Yes, we can in Cannes!

It’s been a good two dozen years since Lino Brocka made waves in Cannes. After a long drought, another Filipino film enfant terrible, Brillante Ma. Mendoza, vied for Cannes Filmfest’s Prix de Palme d’Or, the biggest plum of cinema.

Ambassador Josè Abeto Zaide reported to Foreign Affairs Secretary Alberto Romulo that Mendoza’s Serbis premiered at the Palais des Festivals on May 18.  “... Much more than what I expected,” said our envoy, no prude himself, “The runaway goat at the movie house — more than a metaphor    was probably the only scene that didn’t require parental guidance.”

Serbis presents a day in the life of an ill-starred family that operates and lives in a run-down adult movie house in Angeles City, Pampanga.  It tells the sighs and lows of Philippine life and features veteran actress Gina Pareño, Jaclyn Jose, Julio Diaz, Coco Martin, Kristofer King, Dan Alvaro and ingénue Mercedes Cabral. It was co-produced by French partner Didier Costet. 

Ambassador Zaide told me that klieg lights lit and camera flashbulbs popped chasing after Mendoza and his cast as they ascended the red carpeted steps of the Cannes Filmfest’s Palais des Festivals theatre. The Philippine ensemble waved at fans and cineastes with their show-stopper sarimanok hues of Filipiñana and starched jusi barongs set against the rows of jockeying tuxedoed paparazzi. Also “feeling superstar” were the more protocol-conscious members of the embassy who climbed the red carpet with the Ambassador and Mme. Victoria Zaide — Consul-General Rosalita Prospero, Consul Igor Bailen and Consul Maria Angela Ponce, together with Christine Dayrit, chairman of the Festival Committee of the Film Development Council of the Philippines (FDCP), movie critic Bibsy Carballo, UNICEF artist Manuel Baldemor, haute couturier Roy Gonzales and former supermodel Tetta Agustin and Christian Baverey.

Serbis was chosen out of over a thousand films from almost a hundred countries to compete with 21 other films from 13 countries. The oeuvre joins the late National Artist Lino Brocka’s masterpieces, which also vied for the Palme d’Or, Jaguar (1980) and Kapit sa Patalim, (which was smuggled out of Manila’s Martial Law for the 1984 Cannes competition).

The Embassy’s shoe-string budget received a fillip with a dinner reception hosted by Cannes-based Tetta Agustin for the Philippine delegation at her posh La Madeleine Residence along Avenue Isola Bella.
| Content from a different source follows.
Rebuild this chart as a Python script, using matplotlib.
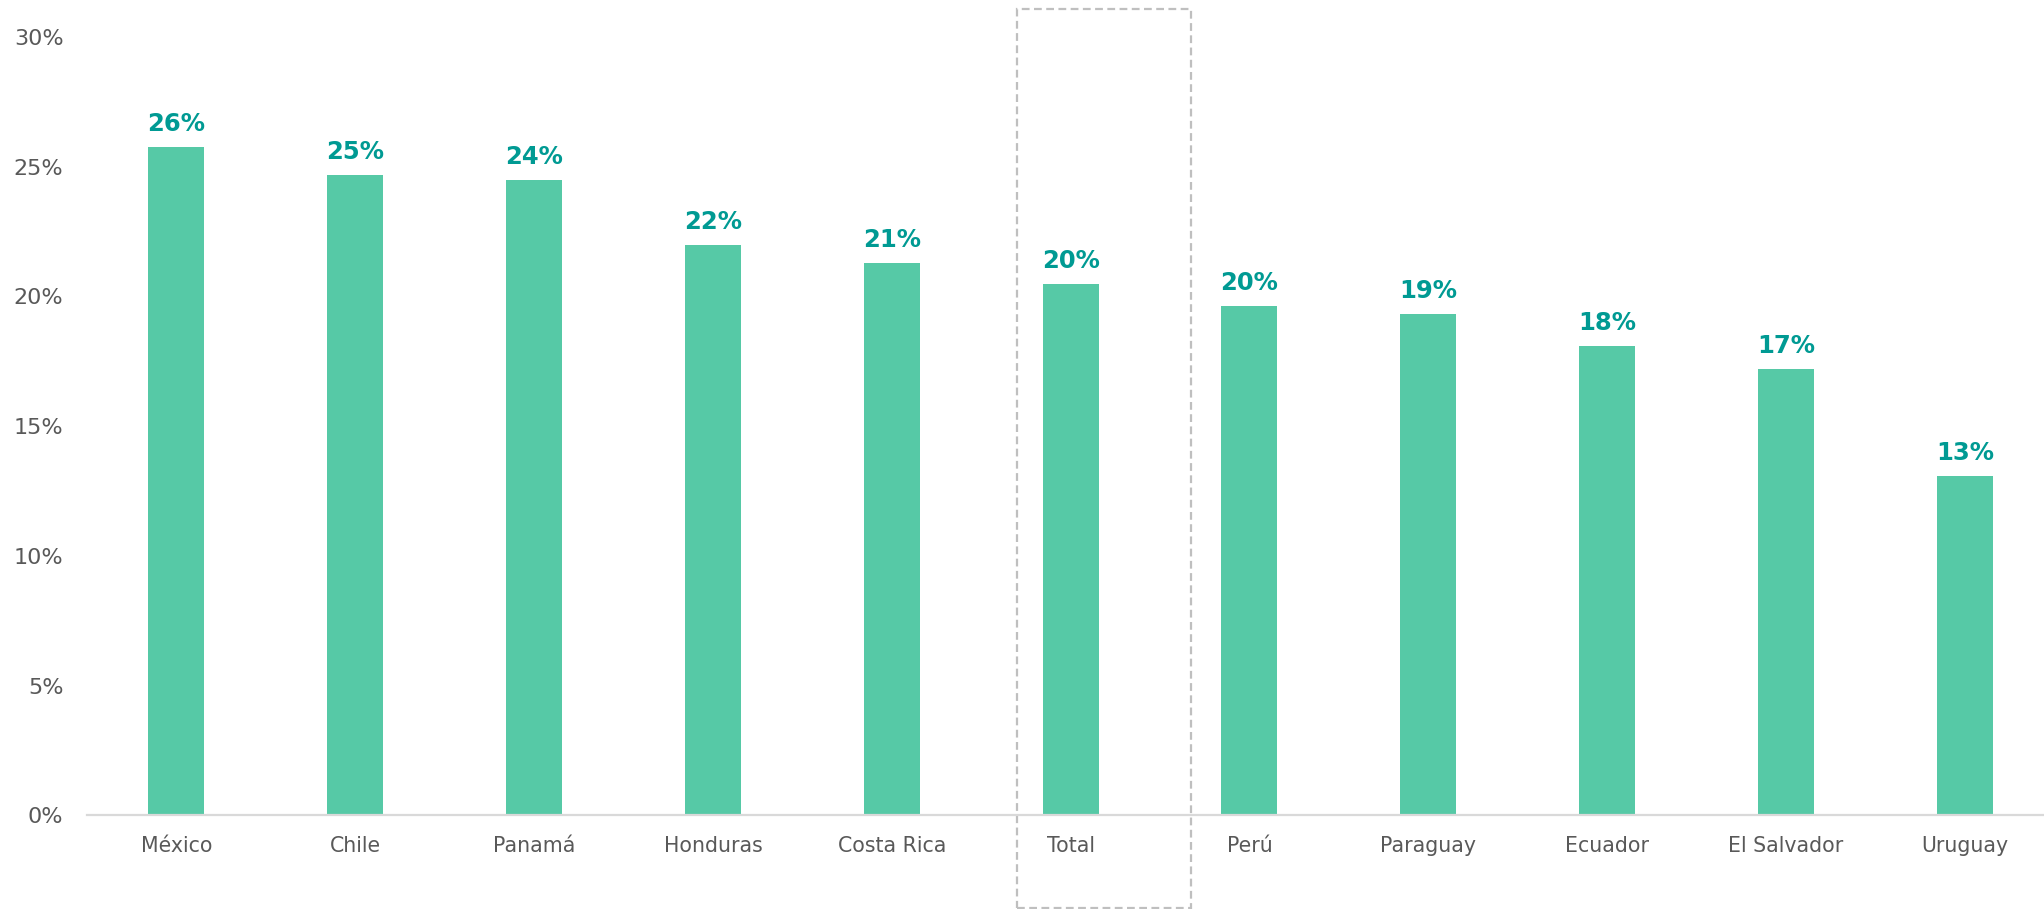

Tongued-in-cheek, the Ambassador cited the Embassy’s contribution of “Manila Rum cocktail,” with bartenders Messrs. Bailen and Baldemor, and the importation of Manila weather into Cannes’ inclement clime. Mme. Victoria Zaide converted many French guests to devotion to Sta. Clara with her offering of eggs for good weather. Other guests included yesteryears’ movie heartthrob Susannah York, Cedric Jackson, adopted son of Michael Jackson, philanthropist Pascale Fortunat, Italian tenor Carmelo di Napoli, Russian thespian Katya Yevchenko, Isabelle Canto of Port Canto, Stephane Renault of the eponymous car manufacturer, film producer Sergio Goby, M. et Mme. Gerard Bourrat, M. et Mme. Henri Barberry, M. et Mme. Yves Cevair, Inner Wheel Club president Madeline Laik and M. et Mme. Loui de Villier.

The Ambassador underscored the Philippine government’s support for the Seventh Art. FDCP chairman Rolando Atienza Jr., our envoy’s Ateneo high school chum, gave travel grants for Mendoza and another film director, 23-year-old Raya Martin, whose almost five-hour film documentary Now Showing played at the Directors’ Fortnight.

The Directors’ Fortnight features promising directors and encourages them to screen alongside established directors. Last year, Mendoza’s Foster Child (released in France under the title John-John) starring Cherry Pie Picache received standing ovation at the Directors’ Fortnight.

American actor-director Sean Penn was the president of this year’s jury for the Palme d’Or and Robert de Niro handed out the Palme d’Or at the closing award ceremonies on May 25.

French critic Jérôme Vermelin of Metro, Cannes’ largest freely circulating journal, wrote that Serbis is the “most torrid” film in competition and one of the “most surprising.” Vermelin concluded his paean, “... a contender for the Palme d’Or, you heard it here.”

* * *

French director Laurent Cantet’s film Entre les murs (The Class) about classroom life using real students and teachers at junior high school won the top prize, the first French film to win the Palme d’Or since Maurice Pialat’s Sous le soleil de Satan (Under Satan’s Sun) in 1987.  Italians won second and third prizes  — Mateo Garrone’s Gomorrah, a study on Naples criminal world  and Paolo Sorrentino’s Il Divo, a portrait of former Prime Minister Giulio Andreotti.